Why does the subsidy matter?
The government’s reduction of subsidy assumes significance since such transactions are free of fees. For instance, when you swipe a debit or credit card at a point-of-sale terminal, the merchant has to pay a fee to the payment processing company, such as Visa or Mastercard, to complete the digital transaction. For debit cards, this may be in the tune of 0.25 per cent to 1 per cent, whereas credit cards command a slightly higher fee of 2-3 per cent.
However, this is not the case when it comes to UPI payments. Banks and fintech companies continue to burn money to process transactions of all sizes on UPI since it is free of charge.
In such a situation, where UPI payments as a product do not contribute significantly to a company’s topline, government incentives like the one announced in the budget partially cover some payment processing expenses for fintech firms.
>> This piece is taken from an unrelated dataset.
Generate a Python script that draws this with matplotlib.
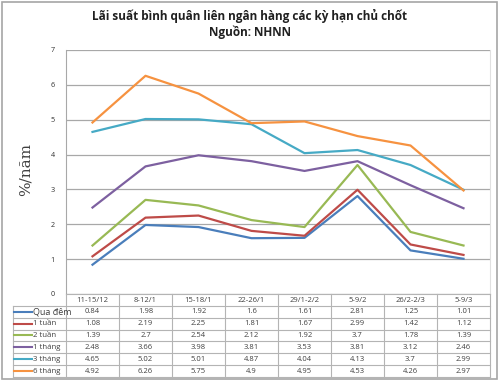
import matplotlib
matplotlib.use("Agg")
import matplotlib.pyplot as plt
from matplotlib.lines import Line2D
from matplotlib.patches import Rectangle

categories = ["11-15/12", "8-12/1", "15-18/1", "22-26/1", "29/1-2/2", "5-9/2", "26/2-2/3", "5-9/3"]
series_names = ["Qua đêm", "1 tuần", "2 tuần", "1 tháng", "3 tháng", "6 tháng"]
qua_dem = [0.84, 1.98, 1.92, 1.6, 1.61, 2.81, 1.25, 1.01]
tuan_1 = [1.08, 2.19, 2.25, 1.81, 1.67, 2.99, 1.42, 1.12]
tuan_2 = [1.39, 2.7, 2.54, 2.12, 1.92, 3.7, 1.78, 1.39]
thang_1 = [2.48, 3.66, 3.98, 3.81, 3.53, 3.81, 3.12, 2.46]
thang_3 = [4.65, 5.02, 5.01, 4.87, 4.04, 4.13, 3.7, 2.99]
thang_6 = [4.92, 6.26, 5.75, 4.9, 4.95, 4.53, 4.26, 2.97]
series = [qua_dem, tuan_1, tuan_2, thang_1, thang_3, thang_6]
colors = ["#4A7EBB", "#BE4B48", "#98B954", "#7D60A0", "#46AAC5", "#F69240"]
yticks = [0, 1, 2, 3, 4, 5, 6, 7]

W, H = 500, 382
fig = plt.figure(figsize=(5.0, 3.82), dpi=100)
fig.patch.set_facecolor("white")


def fx(px):
    return px / W


def fy(py):
    return 1 - py / H


fig.add_artist(Rectangle((fx(2), fy(379)), 495 / W, 377 / H, transform=fig.transFigure,
                         fill=False, edgecolor="#A6A6A6", lw=1.2))

x0, x1, ytop, ybot = 66, 490, 50, 294
ax = fig.add_axes([fx(x0), fy(ybot), (x1 - x0) / W, (ybot - ytop) / H])
xs = list(range(len(categories)))
for vals, c in zip(series, colors):
    ax.plot(xs, vals, color=c, lw=1.6, solid_joinstyle="round")
ax.set_xlim(-0.5, len(categories) - 0.5)
ax.set_ylim(-0.001, 7)
ax.set_yticks(yticks)
ax.set_yticklabels([str(v) for v in yticks], fontsize=5.2, color="#303030", family="Open Sans")
ax.tick_params(axis="y", length=0, pad=8)
ax.set_xticks([])
ax.grid(axis="y", color="#A8A8A8", lw=0.9)
ax.set_axisbelow(True)
for s in ["top", "bottom"]:
    ax.spines[s].set_visible(False)
ax.spines["left"].set_color("#A8A8A8")
ax.spines["right"].set_color("#E0E0E0")

fig.text(fx(26), fy(170), "%/năm", rotation=90, ha="center", va="center",
         fontsize=11, family="DejaVu Serif", color="#404040")

fig.text(fx(250), fy(16), "Lãi suất bình quân liên ngân hàng các kỳ hạn chủ chốt",
         ha="center", va="center", fontsize=8.5, fontweight="bold", family="Open Sans", color="#202020")
fig.text(fx(250), fy(32), "Nguồn: NHNN", ha="center", va="center",
         fontsize=8.5, fontweight="bold", family="Open Sans", color="#202020")

# data table drawn manually in pixel layout
grid_c = "#B4B4B4"
col_w = (x1 - x0) / len(categories)
lab_x0 = 13
row_h = 11.9
hdr_top = ybot
hdr_bot = 305.7
tab_bot = hdr_bot + row_h * len(series_names)


def hline(xa, xb, y):
    fig.add_artist(Line2D([fx(xa), fx(xb)], [fy(y), fy(y)], color=grid_c, lw=0.8,
                          transform=fig.transFigure))


def vline(x, ya, yb):
    fig.add_artist(Line2D([fx(x), fx(x)], [fy(ya), fy(yb)], color=grid_c, lw=0.8,
                          transform=fig.transFigure))


hline(x0, x1, hdr_top)
for i in range(len(series_names) + 1):
    hline(lab_x0, x1, hdr_bot + i * row_h)
for k in range(len(categories) + 1):
    vline(x0 + k * col_w, hdr_top, tab_bot)
vline(lab_x0, hdr_bot, tab_bot)

for k, cat in enumerate(categories):
    fig.text(fx(x0 + (k + 0.5) * col_w), fy((hdr_top + hdr_bot) / 2 + 0.3), cat, ha="center", va="center",
             fontsize=5.5, family="Open Sans", color="#404040")

for i, (name, vals, c) in enumerate(zip(series_names, series, colors)):
    yc = hdr_bot + (i + 0.5) * row_h
    fig.add_artist(Line2D([fx(14), fx(32)], [fy(yc), fy(yc)], color=c, lw=1.5,
                          transform=fig.transFigure))
    fig.text(fx(33), fy(yc + 0.3), name, ha="left", va="center",
             fontsize=6.5 if i == 0 else 5.6, family="Open Sans", color="#404040")
    for k, v in enumerate(vals):
        fig.text(fx(x0 + (k + 0.5) * col_w), fy(yc + 0.3), "%g" % v, ha="center", va="center",
                 fontsize=5.5, family="Open Sans", color="#404040")

fig.savefig("out.png", dpi=100, facecolor="white")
In industry jargon, these processing charges are called the merchant discount rate, or MDR, which is the fee charged by the processor for each UPI transaction made using a debit or credit card.
Is MDR on its way out?
Experts say the Budgetary outlay for FY26 for UPI payments is too low. For instance, one of the listed fintech players Paytm, which is among the market leaders in this category, earned Rs 288 crore for FY24. At the time, the centre had allocated Rs 2,485 crore for the promotion of UPI and RuPay credit card transactions.
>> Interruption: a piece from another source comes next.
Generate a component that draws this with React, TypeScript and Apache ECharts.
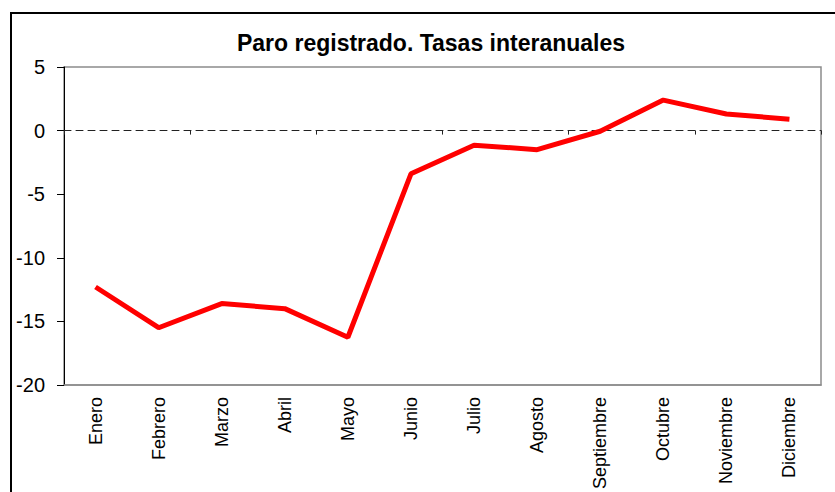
import React, { useEffect, useRef } from "react";
import * as echarts from "echarts";

const categories = ["Enero", "Febrero", "Marzo", "Abril", "Mayo", "Junio", "Julio", "Agosto", "Septiembre", "Octubre", "Noviembre", "Diciembre"];
const values = [-12.3, -15.5, -13.6, -14.0, -16.25, -3.4, -1.15, -1.5, -0.05, 2.4, 1.3, 0.9];
const titleText = "Paro registrado. Tasas interanuales";
const FONT = "'Liberation Sans', Arial, sans-serif";

export default function App() {
  const ref = useRef<HTMLDivElement>(null);
  useEffect(() => {
    if (!ref.current) return;
    const chart = echarts.init(ref.current, undefined, { renderer: "svg" });
    chart.setOption({
      animation: false,
      backgroundColor: "#ffffff",
      textStyle: { fontFamily: FONT },
      graphic: [
        {
          type: "rect",
          shape: { x: 11, y: 13, width: 900, height: 600 },
          style: { fill: "none", stroke: "#000", lineWidth: 2 },
          silent: true,
        },
        {
          type: "text",
          x: 431,
          y: 43,
          style: {
            text: titleText,
            fontFamily: FONT,
            fontSize: 23,
            fontWeight: "bold",
            fill: "#000",
            align: "center",
            verticalAlign: "middle",
          },
        },
      ],
      grid: {
        left: 64,
        top: 67,
        right: 14,
        bottom: 104.5,
        show: true,
        borderColor: "#8c8c8c",
        borderWidth: 1.5,
        backgroundColor: "transparent",
      },
      xAxis: [
        {
          type: "category",
          data: categories,
          boundaryGap: true,
          axisLine: { onZero: true, lineStyle: { color: "#222", type: [7, 5], width: 1 } },
          axisTick: { show: true, length: 4, lineStyle: { color: "#222" } },
          axisLabel: { show: false },
          splitLine: { show: false },
          z: 5,
        },
        {
          type: "category",
          data: categories,
          position: "bottom",
          boundaryGap: true,
          axisLine: { show: true, onZero: false, lineStyle: { color: "#8c8c8c", width: 1.5 } },
          axisTick: { show: false },
          axisLabel: { rotate: 90, fontSize: 18, color: "#000", margin: 12, fontFamily: FONT, interval: 0 },
          splitLine: { show: false },
        },
      ],
      yAxis: {
        type: "value",
        min: -20,
        max: 5,
        interval: 5,
        axisLine: { show: true, lineStyle: { color: "#000", width: 1 } },
        axisTick: { show: true, length: 7, lineStyle: { color: "#000" } },
        axisLabel: { fontSize: 20, color: "#000", margin: 19, fontFamily: FONT },
        splitLine: { show: false },
      },
      series: [
        {
          type: "line",
          xAxisIndex: 0,
          data: values,
          showSymbol: false,
          symbol: "none",
          lineStyle: { color: "#ff0000", width: 5 },
          z: 10,
        },
      ],
    });
    return () => chart.dispose();
  }, []);
  return <div ref={ref} style={{ position: "absolute", left: 0, top: 0, width: 835, height: 492 }} />;
}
“A cumulative lower amount in the current budget implies a much smaller pie to be divided amongst payment processing entities with the resultant receipt being much lower,” a top executive at a fintech firm said, requesting anonymity.
However, analysts are reading the development in the context of an MDR being on the cards for UPI transactions.
“What are your thoughts on the cut in budgetary allocation to UPI incentives from Rs 2,000 crores to Rs 400 crore to Rs 500 crore. Is this a precursor to MDR coming back on UPI?” an analyst asked fintech founders in one of their conference calls.
India’s UPI ecosystem, including third party application providers (TPAPs) and banks, processed a record of over 172 billion transactions in 2024 alone.
That said, the final allocation for such incentives tends to be higher than the initial outlay. For example, the government only allocated Rs 1,441 crore in FY25, which rose to Rs 2,000 crore in the final allocation.
“I don’t see there being a significant increase given the fact that the initial outlay itself has been slashed by a major percentage,” another person said.